* [The request]: Any pictures in the records below must be left out when you repeat the lines from the line containing "Convert this chart to Chart.js code." through the line containing "var nodeParents = [-1, 0, 0, 1, 1, 3, 3, 3];" exactly.

* BEGIN *

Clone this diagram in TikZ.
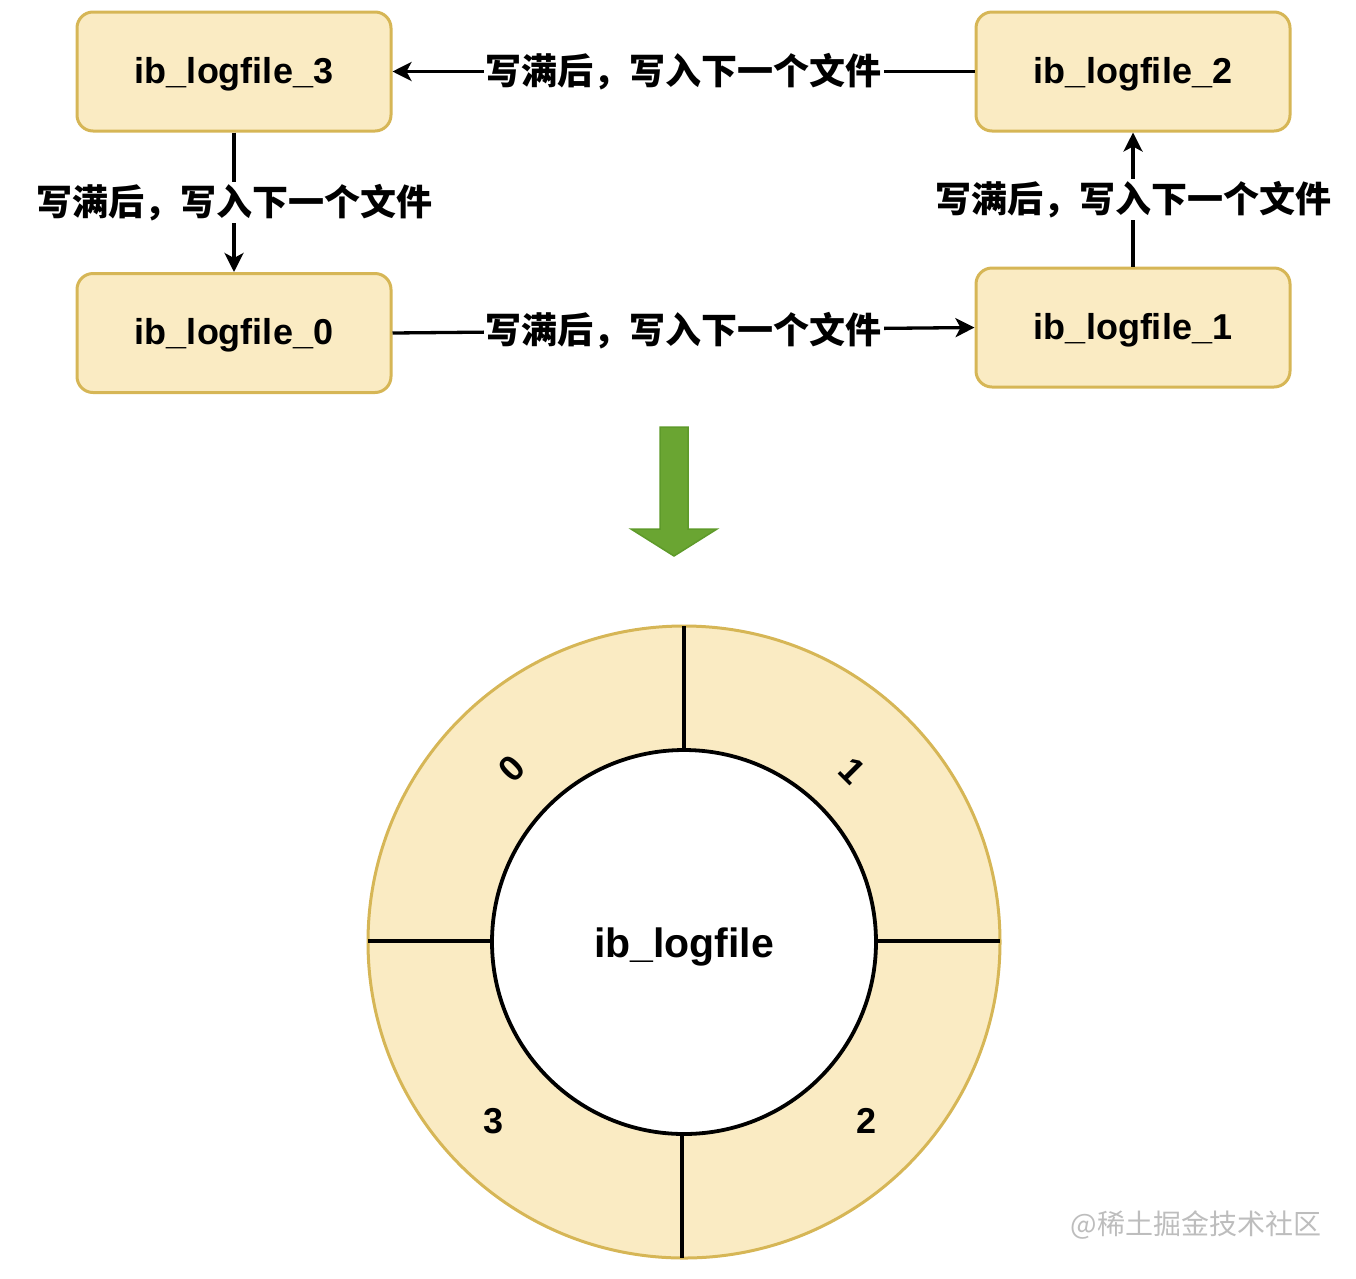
\documentclass[tikz,border=0pt]{standalone}
\usepackage{fontspec}
\setmainfont{Liberation Sans}
\newfontfamily\cjk{Noto Sans CJK SC}
\usetikzlibrary{arrows.meta}
\definecolor{boxfill}{HTML}{FAEBC3}
\definecolor{boxline}{HTML}{D6B656}
\definecolor{arrgreen}{HTML}{6AA532}
\definecolor{arrgreenline}{HTML}{5E9A2A}
\definecolor{wmgray}{HTML}{BDBDBD}
\begin{document}
\begin{tikzpicture}[x=1pt,y=-1pt,
  logbox/.style={draw=boxline,fill=boxfill,line width=3pt,rounded corners=16pt,
    minimum width=314pt,minimum height=119pt,inner sep=0pt,
    text height=29pt,text depth=5.5pt,
    font=\fontsize{36}{40}\selectfont\bfseries},
  conn/.style={line width=3.3pt,-{Stealth[length=19pt,width=19pt,inset=5pt]}},
  lbl/.style={fill=white,inner sep=2pt,font=\cjk\fontsize{36}{40}\selectfont\bfseries},
  seg/.style={line width=3.3pt},
  num/.style={font=\fontsize{36}{40}\selectfont\bfseries}]
\useasboundingbox (0,0) rectangle (1356,1278);
% boxes
\node[logbox] (b3) at (234,71.5) {ib\_logfile\_3};
\node[logbox] (b0) at (234,333) {ib\_logfile\_0};
\node[logbox] (b2) at (1133,71.5) {ib\_logfile\_2};
\node[logbox] (b1) at (1133,327.5) {ib\_logfile\_1};
% connectors
\draw[conn] (b2.west) -- node[lbl] {写满后，写入下一个文件} (b3.east);
\draw[conn] (b3.south) -- node[lbl] {写满后，写入下一个文件} (b0.north);
\draw[conn] (b0.east) -- node[lbl] {写满后，写入下一个文件} (b1.west);
\draw[conn] (b1.north) -- node[lbl] {写满后，写入下一个文件} (b2.south);
% green arrow
\draw[fill=arrgreen,draw=arrgreenline,line width=1.5pt,line join=miter]
  (660,427) -- (688,427) -- (688,529) -- (717,529) -- (674,556) -- (631,529) -- (660,529) -- cycle;
% ring
\coordinate (c) at (684,942);
\draw[fill=boxfill,draw=boxline,line width=3pt] (c) circle[radius=316pt];
\draw[seg] (684,626) -- (684,750);
\draw[seg] (682,1134) -- (682,1258);
\draw[seg] (368,941) -- (492,941);
\draw[seg] (876,941) -- (1000,941);
\node[circle,draw=black,fill=white,line width=3.8pt,minimum size=384pt,inner sep=0pt,
  text height=32pt,text depth=2pt,
  font=\fontsize{41}{44}\selectfont\bfseries] (inner) at (c) {ib\_logfile};
\node[num,rotate=45] (n0) at (512,769) {0};
\node[num,rotate=-45] (n1) at (852,771) {1};
\node[num] (n3) at (494,1121) {3};
\node[num] (n2) at (866,1121) {2};
% watermark
\node[text=wmgray,font=\cjk\fontsize{28}{30}\selectfont] (wm) at (1196,1225) {@稀土掘金技术社区};
\end{tikzpicture}
\end{document}
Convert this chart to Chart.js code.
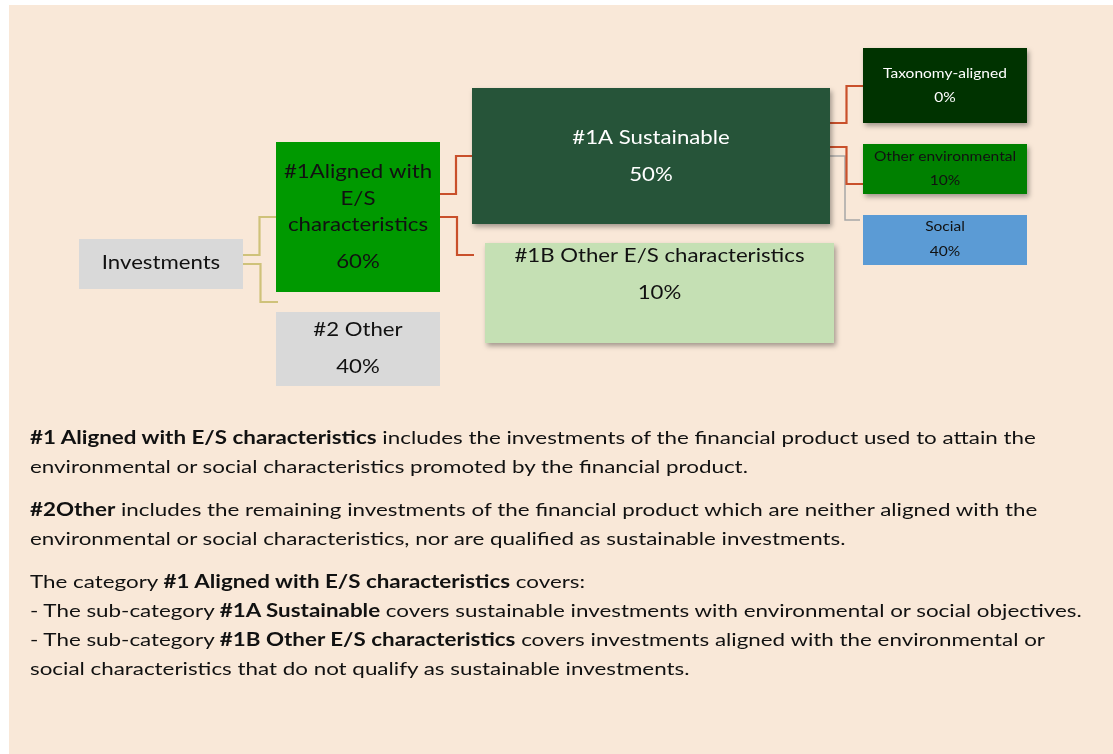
<!DOCTYPE html>
<html>
<head>
<meta charset="utf-8">
<script src="https://cdn.jsdelivr.net/npm/chart.js@4"></script>
<style>
  html, body { margin: 0; padding: 0; background: #ffffff; }
  #page { position: absolute; left: 9px; top: 5px; width: 1104px; height: 749px; background: #f9e8d8; }
  #wrap { position: absolute; left: 0; top: 0; width: 1113px; height: 754px; }
  #notes { position: absolute; left: 30px; top: 423px; font-family: Lato, "Noto Sans", sans-serif; font-size: 18px; color: #111; white-space: nowrap; transform: scaleX(1.243); transform-origin: 0 0; }
  #notes p { margin: 0 0 14px 0; line-height: 29px; }
</style>
</head>
<body>
<div id="page"></div>
<div id="wrap"><canvas id="tree" width="1113" height="754"></canvas></div>
<div id="notes">
  <p><b>#1 Aligned with E/S characteristics</b> includes the investments of the financial product used to attain the<br>environmental or social characteristics promoted by the financial product.</p>
  <p><b>#2Other</b> includes the remaining investments of the financial product which are neither aligned with the<br>environmental or social characteristics, nor are qualified as sustainable investments.</p>
  <p>The category <b>#1 Aligned with E/S characteristics</b> covers:<br>- The sub-category <b>#1A Sustainable</b> covers sustainable investments with environmental or social objectives.<br>- The sub-category <b>#1B Other E/S characteristics</b> covers investments aligned with the environmental or<br>social characteristics that do not qualify as sustainable investments.</p>
</div>
<script>
// tree data
var nodeNames = ['Investments', '#1Aligned with E/S characteristics', '#2 Other', '#1A Sustainable',
  '#1B Other E/S characteristics', 'Taxonomy-aligned', 'Other environmental', 'Social'];
var nodeShares = [null, 60, 40, 50, 10, 0, 10, 40];
var nodeParents = [-1, 0, 0, 1, 1, 3, 3, 3];

// layout (canvas units): box rect, name lines, line centres
var boxes = [
  { r: [79, 239, 243, 289], fill: '#d9d9d9', ink: '#111', size: 20, lines: ['Investments'], ys: [263] },
  { r: [276, 142, 440, 292], fill: '#009900', ink: '#111', size: 20, lines: ['#1Aligned with', 'E/S', 'characteristics'], ys: [172, 199, 225, 262] },
  { r: [276, 312, 440, 386], fill: '#d9d9d9', ink: '#111', size: 20, lines: ['#2 Other'], ys: [330, 367] },
  { r: [472, 88, 830, 224], fill: '#265439', ink: '#ffffff', size: 20, lines: ['#1A Sustainable'], ys: [138, 175], shadow: true },
  { r: [485, 243, 834, 343], fill: '#c5e0b4', ink: '#111', size: 20, lines: ['#1B Other E/S characteristics'], ys: [256, 293], shadow: true },
  { r: [863, 48, 1027, 123], fill: '#003300', ink: '#ffffff', size: 13.5, lines: ['Taxonomy-aligned'], ys: [74, 98], shadow: true },
  { r: [863, 144, 1027, 194], fill: '#008000', ink: '#111', size: 13.5, lines: ['Other environmental'], ys: [157, 181], shadow: true },
  { r: [863, 215, 1027, 265], fill: '#5b9bd5', ink: '#111', size: 13.5, lines: ['Social'], ys: [227, 252] }
];
// connector ends: [fromY on parent, toX, toY on child], colour
var links = [
  { child: 1, y0: 255, x1: 276, y1: 217, color: '#cfc27a' },
  { child: 2, y0: 264, x1: 278, y1: 302, color: '#cfc27a' },
  { child: 3, y0: 194, x1: 472, y1: 156, color: '#c9502b' },
  { child: 4, y0: 217, x1: 474, y1: 255, color: '#c9502b' },
  { child: 5, y0: 123, x1: 863, y1: 86, color: '#c9502b' },
  { child: 6, y0: 147, x1: 863, y1: 184, color: '#c9502b' },
  { child: 7, y0: 156, x1: 860, y1: 220, color: '#a6a6a6', width: 1.5 }
];

var linkSets = links.map(function(l) {
  var p = boxes[nodeParents[l.child]].r;
  return {
    data: [{ x: p[2], y: l.y0 }, { x: l.x1, y: l.y1 }],
    showLine: true,
    stepped: 'middle',
    borderColor: l.color,
    borderWidth: l.width || 2.2,
    pointRadius: 0,
    fill: false
  };
});

var boxPlugin = {
  id: 'boxes',
  afterDatasetsDraw: function(chart) {
    var ctx = chart.ctx, sx = chart.scales.x, sy = chart.scales.y;
    boxes.forEach(function(b, i) {
      var x0 = sx.getPixelForValue(b.r[0]), x1 = sx.getPixelForValue(b.r[2]);
      var y0 = sy.getPixelForValue(b.r[1]), y1 = sy.getPixelForValue(b.r[3]);
      ctx.save();
      if (b.shadow) {
        ctx.shadowColor = 'rgba(0,0,0,0.35)';
        ctx.shadowBlur = 5;
        ctx.shadowOffsetX = 2;
        ctx.shadowOffsetY = 3;
      }
      ctx.fillStyle = b.fill;
      ctx.fillRect(x0, y0, x1 - x0, y1 - y0);
      ctx.restore();

      // text is a little wider than Lato, so stretch it
      var stretch = b.size < 16 ? 1.15 : 1.11;
      var cx = (x0 + x1) / 2;
      var texts = b.lines.slice();
      if (nodeShares[i] !== null) texts.push(nodeShares[i] + '%');
      texts.forEach(function(t, k) {
        ctx.save();
        ctx.fillStyle = b.ink;
        ctx.font = b.size + 'px Lato, "Noto Sans", sans-serif';
        ctx.textAlign = 'center';
        ctx.textBaseline = 'middle';
        ctx.translate(cx, sy.getPixelForValue(b.ys[k]));
        ctx.scale(stretch, 1);
        ctx.fillText(t, 0, 0);
        ctx.restore();
      });
    });
  }
};

new Chart(document.getElementById('tree').getContext('2d'), {
  type: 'scatter',
  data: { datasets: linkSets },
  options: {
    responsive: false,
    animation: false,
    layout: { padding: 0 },
    plugins: { legend: { display: false }, tooltip: { enabled: false } },
    scales: {
      x: { type: 'linear', min: 0, max: 1113, display: false },
      y: { type: 'linear', min: 0, max: 754, reverse: true, display: false }
    }
  },
  plugins: [boxPlugin]
});
</script>
</body>
</html>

* END *

* [Finished task]:
Convert this chart to Chart.js code.
<!DOCTYPE html>
<html>
<head>
<meta charset="utf-8">
<script src="https://cdn.jsdelivr.net/npm/chart.js@4"></script>
<style>
  html, body { margin: 0; padding: 0; background: #ffffff; }
  #page { position: absolute; left: 9px; top: 5px; width: 1104px; height: 749px; background: #f9e8d8; }
  #wrap { position: absolute; left: 0; top: 0; width: 1113px; height: 754px; }
  #notes { position: absolute; left: 30px; top: 423px; font-family: Lato, "Noto Sans", sans-serif; font-size: 18px; color: #111; white-space: nowrap; transform: scaleX(1.243); transform-origin: 0 0; }
  #notes p { margin: 0 0 14px 0; line-height: 29px; }
</style>
</head>
<body>
<div id="page"></div>
<div id="wrap"><canvas id="tree" width="1113" height="754"></canvas></div>
<div id="notes">
  <p><b>#1 Aligned with E/S characteristics</b> includes the investments of the financial product used to attain the<br>environmental or social characteristics promoted by the financial product.</p>
  <p><b>#2Other</b> includes the remaining investments of the financial product which are neither aligned with the<br>environmental or social characteristics, nor are qualified as sustainable investments.</p>
  <p>The category <b>#1 Aligned with E/S characteristics</b> covers:<br>- The sub-category <b>#1A Sustainable</b> covers sustainable investments with environmental or social objectives.<br>- The sub-category <b>#1B Other E/S characteristics</b> covers investments aligned with the environmental or<br>social characteristics that do not qualify as sustainable investments.</p>
</div>
<script>
// tree data
var nodeNames = ['Investments', '#1Aligned with E/S characteristics', '#2 Other', '#1A Sustainable',
  '#1B Other E/S characteristics', 'Taxonomy-aligned', 'Other environmental', 'Social'];
var nodeShares = [null, 60, 40, 50, 10, 0, 10, 40];
var nodeParents = [-1, 0, 0, 1, 1, 3, 3, 3];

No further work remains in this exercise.